= Supplied material =

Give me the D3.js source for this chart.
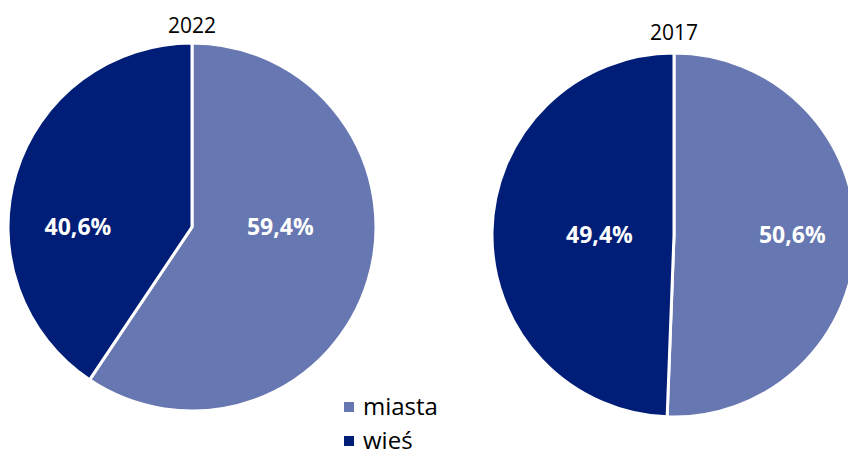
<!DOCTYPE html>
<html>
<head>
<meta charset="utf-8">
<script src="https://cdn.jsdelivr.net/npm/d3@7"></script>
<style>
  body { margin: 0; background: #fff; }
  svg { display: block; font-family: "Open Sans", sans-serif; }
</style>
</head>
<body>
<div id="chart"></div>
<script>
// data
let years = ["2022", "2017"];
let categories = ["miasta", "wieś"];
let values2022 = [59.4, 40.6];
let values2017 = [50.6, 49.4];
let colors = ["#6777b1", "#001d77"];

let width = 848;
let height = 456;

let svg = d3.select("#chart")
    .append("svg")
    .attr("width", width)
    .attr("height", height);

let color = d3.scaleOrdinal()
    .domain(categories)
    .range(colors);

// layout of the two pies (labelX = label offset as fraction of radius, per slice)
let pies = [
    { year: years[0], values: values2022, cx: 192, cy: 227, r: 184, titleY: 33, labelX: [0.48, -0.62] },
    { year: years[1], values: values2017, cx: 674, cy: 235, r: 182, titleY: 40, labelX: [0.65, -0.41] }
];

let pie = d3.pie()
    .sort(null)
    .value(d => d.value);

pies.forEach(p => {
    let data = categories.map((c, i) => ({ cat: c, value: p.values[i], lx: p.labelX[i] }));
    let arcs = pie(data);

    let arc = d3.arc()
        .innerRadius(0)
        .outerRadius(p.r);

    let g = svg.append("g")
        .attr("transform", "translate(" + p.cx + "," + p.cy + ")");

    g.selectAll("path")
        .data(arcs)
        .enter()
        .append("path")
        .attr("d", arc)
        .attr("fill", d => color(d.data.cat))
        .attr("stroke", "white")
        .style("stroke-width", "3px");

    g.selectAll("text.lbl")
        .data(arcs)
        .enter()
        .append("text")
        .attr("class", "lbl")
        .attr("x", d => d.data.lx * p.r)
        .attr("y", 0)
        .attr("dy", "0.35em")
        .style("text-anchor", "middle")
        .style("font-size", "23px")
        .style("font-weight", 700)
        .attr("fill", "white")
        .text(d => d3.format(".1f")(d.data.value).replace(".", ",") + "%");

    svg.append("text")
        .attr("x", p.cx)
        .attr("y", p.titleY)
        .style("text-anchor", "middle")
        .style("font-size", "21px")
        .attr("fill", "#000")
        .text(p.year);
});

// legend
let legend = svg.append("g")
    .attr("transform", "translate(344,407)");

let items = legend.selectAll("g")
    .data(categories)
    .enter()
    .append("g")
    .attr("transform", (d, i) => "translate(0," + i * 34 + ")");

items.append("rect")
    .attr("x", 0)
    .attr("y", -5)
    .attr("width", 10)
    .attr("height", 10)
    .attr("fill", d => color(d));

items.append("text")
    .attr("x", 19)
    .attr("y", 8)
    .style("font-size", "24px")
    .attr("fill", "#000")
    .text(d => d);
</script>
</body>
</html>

= Instruction =
Write out every line of the preceding listing that contains "chart".

= Full answer =
Give me the D3.js source for this chart.
<div id="chart"></div>
let svg = d3.select("#chart")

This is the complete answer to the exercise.